**Problem requirements**
Print, word for word, the opening line of the data below and every line after it through the line that contains "(tltop) -- (tlend);", but not the pictures.

**Dataset section**
(begin)
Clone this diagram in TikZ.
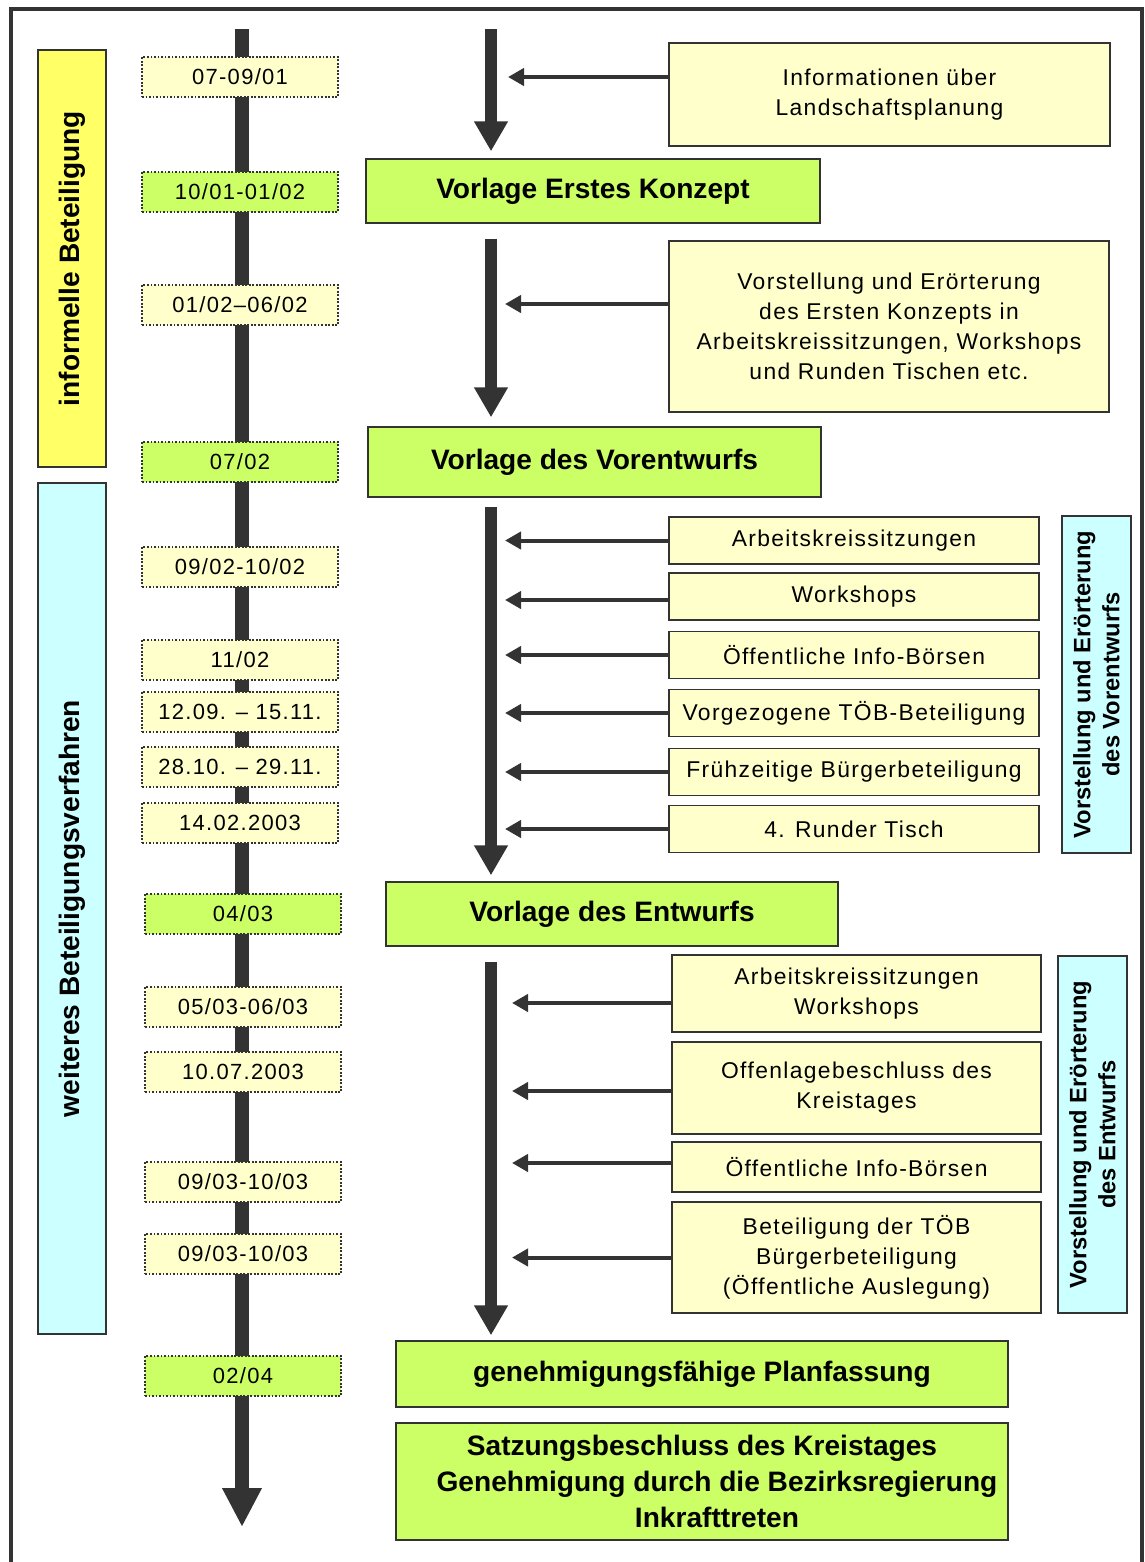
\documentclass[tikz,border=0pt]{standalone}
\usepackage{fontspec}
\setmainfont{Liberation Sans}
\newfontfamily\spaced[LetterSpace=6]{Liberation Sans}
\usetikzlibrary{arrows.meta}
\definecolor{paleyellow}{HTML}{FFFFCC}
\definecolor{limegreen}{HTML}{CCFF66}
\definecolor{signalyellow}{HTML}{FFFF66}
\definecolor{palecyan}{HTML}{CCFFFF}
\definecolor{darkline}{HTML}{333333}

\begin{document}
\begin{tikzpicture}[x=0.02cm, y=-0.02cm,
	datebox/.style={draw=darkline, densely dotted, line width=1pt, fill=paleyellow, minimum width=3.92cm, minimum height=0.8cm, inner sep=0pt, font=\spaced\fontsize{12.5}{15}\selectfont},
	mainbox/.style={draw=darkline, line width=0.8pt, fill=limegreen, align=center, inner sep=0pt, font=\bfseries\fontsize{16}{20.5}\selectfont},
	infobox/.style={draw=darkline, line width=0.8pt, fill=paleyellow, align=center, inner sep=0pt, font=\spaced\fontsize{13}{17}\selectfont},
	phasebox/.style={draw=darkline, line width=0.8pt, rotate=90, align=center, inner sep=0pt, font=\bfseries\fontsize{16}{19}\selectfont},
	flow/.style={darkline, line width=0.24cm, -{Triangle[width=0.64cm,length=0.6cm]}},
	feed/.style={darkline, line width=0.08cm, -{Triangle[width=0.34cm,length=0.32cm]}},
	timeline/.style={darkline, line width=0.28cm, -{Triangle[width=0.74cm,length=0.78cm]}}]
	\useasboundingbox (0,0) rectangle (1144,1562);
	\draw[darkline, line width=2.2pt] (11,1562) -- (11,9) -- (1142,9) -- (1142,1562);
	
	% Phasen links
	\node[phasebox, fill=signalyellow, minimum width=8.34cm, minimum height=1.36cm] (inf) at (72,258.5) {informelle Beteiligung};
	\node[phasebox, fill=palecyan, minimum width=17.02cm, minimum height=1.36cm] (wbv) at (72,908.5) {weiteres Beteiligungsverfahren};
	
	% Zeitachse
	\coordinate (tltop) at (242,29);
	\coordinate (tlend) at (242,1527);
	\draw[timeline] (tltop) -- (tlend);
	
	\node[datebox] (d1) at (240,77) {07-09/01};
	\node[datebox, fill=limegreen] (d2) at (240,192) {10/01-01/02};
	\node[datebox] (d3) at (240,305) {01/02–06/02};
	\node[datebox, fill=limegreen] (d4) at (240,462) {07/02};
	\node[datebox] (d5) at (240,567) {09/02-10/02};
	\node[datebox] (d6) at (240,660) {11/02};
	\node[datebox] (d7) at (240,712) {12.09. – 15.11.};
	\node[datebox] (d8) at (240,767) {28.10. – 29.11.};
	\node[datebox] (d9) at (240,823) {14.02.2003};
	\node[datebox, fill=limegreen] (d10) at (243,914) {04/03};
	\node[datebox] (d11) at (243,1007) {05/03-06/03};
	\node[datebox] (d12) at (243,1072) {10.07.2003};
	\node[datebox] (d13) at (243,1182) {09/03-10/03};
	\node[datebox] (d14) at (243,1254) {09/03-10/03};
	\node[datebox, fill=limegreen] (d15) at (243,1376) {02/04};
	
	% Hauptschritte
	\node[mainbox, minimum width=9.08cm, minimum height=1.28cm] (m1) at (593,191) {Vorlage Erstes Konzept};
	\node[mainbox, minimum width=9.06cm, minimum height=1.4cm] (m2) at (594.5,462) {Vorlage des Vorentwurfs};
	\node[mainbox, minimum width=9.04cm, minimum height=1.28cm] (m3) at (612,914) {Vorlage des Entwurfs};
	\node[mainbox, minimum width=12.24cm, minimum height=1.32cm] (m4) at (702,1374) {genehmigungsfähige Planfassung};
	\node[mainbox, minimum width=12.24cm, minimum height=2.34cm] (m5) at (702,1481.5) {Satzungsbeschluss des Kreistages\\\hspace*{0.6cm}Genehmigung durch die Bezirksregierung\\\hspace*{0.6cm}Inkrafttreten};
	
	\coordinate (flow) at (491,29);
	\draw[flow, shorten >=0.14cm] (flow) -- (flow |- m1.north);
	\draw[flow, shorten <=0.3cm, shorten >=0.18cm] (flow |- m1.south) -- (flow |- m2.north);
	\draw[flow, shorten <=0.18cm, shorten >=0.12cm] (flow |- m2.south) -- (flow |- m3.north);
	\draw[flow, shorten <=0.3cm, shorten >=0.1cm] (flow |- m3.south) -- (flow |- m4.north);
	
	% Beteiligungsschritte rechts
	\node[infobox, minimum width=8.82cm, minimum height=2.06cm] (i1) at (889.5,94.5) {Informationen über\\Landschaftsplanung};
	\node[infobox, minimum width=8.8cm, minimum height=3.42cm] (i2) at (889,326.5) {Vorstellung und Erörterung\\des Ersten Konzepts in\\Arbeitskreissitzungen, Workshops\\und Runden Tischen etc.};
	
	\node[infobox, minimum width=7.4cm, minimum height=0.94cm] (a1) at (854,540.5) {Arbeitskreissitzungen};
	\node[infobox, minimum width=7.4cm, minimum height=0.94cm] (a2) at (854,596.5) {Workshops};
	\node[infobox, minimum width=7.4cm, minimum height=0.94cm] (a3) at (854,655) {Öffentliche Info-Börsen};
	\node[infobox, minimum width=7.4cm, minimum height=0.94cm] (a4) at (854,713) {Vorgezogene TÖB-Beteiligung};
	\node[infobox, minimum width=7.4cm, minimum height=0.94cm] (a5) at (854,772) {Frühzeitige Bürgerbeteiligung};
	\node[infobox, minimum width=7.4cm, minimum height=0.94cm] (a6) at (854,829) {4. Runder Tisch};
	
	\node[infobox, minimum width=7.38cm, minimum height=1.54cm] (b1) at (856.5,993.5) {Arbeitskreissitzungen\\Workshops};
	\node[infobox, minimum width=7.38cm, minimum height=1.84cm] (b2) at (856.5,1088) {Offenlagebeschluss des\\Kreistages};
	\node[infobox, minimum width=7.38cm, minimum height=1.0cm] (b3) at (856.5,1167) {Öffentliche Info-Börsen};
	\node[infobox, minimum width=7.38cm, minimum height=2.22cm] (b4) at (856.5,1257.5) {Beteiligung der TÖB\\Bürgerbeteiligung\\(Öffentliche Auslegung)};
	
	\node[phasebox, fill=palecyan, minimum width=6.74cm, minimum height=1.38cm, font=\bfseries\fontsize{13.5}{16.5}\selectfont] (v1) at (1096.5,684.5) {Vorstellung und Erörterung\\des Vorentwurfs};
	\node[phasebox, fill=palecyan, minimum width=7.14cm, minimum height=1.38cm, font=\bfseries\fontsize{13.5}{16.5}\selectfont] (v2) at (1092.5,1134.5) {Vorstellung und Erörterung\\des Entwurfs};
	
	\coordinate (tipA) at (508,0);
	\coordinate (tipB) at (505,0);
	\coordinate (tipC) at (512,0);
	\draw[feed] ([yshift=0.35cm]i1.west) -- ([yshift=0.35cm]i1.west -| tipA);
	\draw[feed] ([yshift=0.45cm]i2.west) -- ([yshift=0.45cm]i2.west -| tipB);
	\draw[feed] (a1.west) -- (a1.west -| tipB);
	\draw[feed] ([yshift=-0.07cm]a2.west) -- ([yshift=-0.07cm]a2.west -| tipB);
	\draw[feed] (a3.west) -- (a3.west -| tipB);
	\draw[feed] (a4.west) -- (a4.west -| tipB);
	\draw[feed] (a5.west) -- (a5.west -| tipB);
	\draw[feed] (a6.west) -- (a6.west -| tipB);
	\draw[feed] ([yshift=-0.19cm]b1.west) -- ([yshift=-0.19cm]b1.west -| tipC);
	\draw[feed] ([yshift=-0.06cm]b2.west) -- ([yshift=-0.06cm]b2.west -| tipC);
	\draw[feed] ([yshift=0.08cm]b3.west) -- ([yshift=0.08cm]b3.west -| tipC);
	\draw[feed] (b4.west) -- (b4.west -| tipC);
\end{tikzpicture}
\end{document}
(end)
**Answer in full**
Clone this diagram in TikZ.
\documentclass[tikz,border=0pt]{standalone}
\usepackage{fontspec}
\setmainfont{Liberation Sans}
\newfontfamily\spaced[LetterSpace=6]{Liberation Sans}
\usetikzlibrary{arrows.meta}
\definecolor{paleyellow}{HTML}{FFFFCC}
\definecolor{limegreen}{HTML}{CCFF66}
\definecolor{signalyellow}{HTML}{FFFF66}
\definecolor{palecyan}{HTML}{CCFFFF}
\definecolor{darkline}{HTML}{333333}

\begin{document}
\begin{tikzpicture}[x=0.02cm, y=-0.02cm,
	datebox/.style={draw=darkline, densely dotted, line width=1pt, fill=paleyellow, minimum width=3.92cm, minimum height=0.8cm, inner sep=0pt, font=\spaced\fontsize{12.5}{15}\selectfont},
	mainbox/.style={draw=darkline, line width=0.8pt, fill=limegreen, align=center, inner sep=0pt, font=\bfseries\fontsize{16}{20.5}\selectfont},
	infobox/.style={draw=darkline, line width=0.8pt, fill=paleyellow, align=center, inner sep=0pt, font=\spaced\fontsize{13}{17}\selectfont},
	phasebox/.style={draw=darkline, line width=0.8pt, rotate=90, align=center, inner sep=0pt, font=\bfseries\fontsize{16}{19}\selectfont},
	flow/.style={darkline, line width=0.24cm, -{Triangle[width=0.64cm,length=0.6cm]}},
	feed/.style={darkline, line width=0.08cm, -{Triangle[width=0.34cm,length=0.32cm]}},
	timeline/.style={darkline, line width=0.28cm, -{Triangle[width=0.74cm,length=0.78cm]}}]
	\useasboundingbox (0,0) rectangle (1144,1562);
	\draw[darkline, line width=2.2pt] (11,1562) -- (11,9) -- (1142,9) -- (1142,1562);
	
	% Phasen links
	\node[phasebox, fill=signalyellow, minimum width=8.34cm, minimum height=1.36cm] (inf) at (72,258.5) {informelle Beteiligung};
	\node[phasebox, fill=palecyan, minimum width=17.02cm, minimum height=1.36cm] (wbv) at (72,908.5) {weiteres Beteiligungsverfahren};
	
	% Zeitachse
	\coordinate (tltop) at (242,29);
	\coordinate (tlend) at (242,1527);
	\draw[timeline] (tltop) -- (tlend);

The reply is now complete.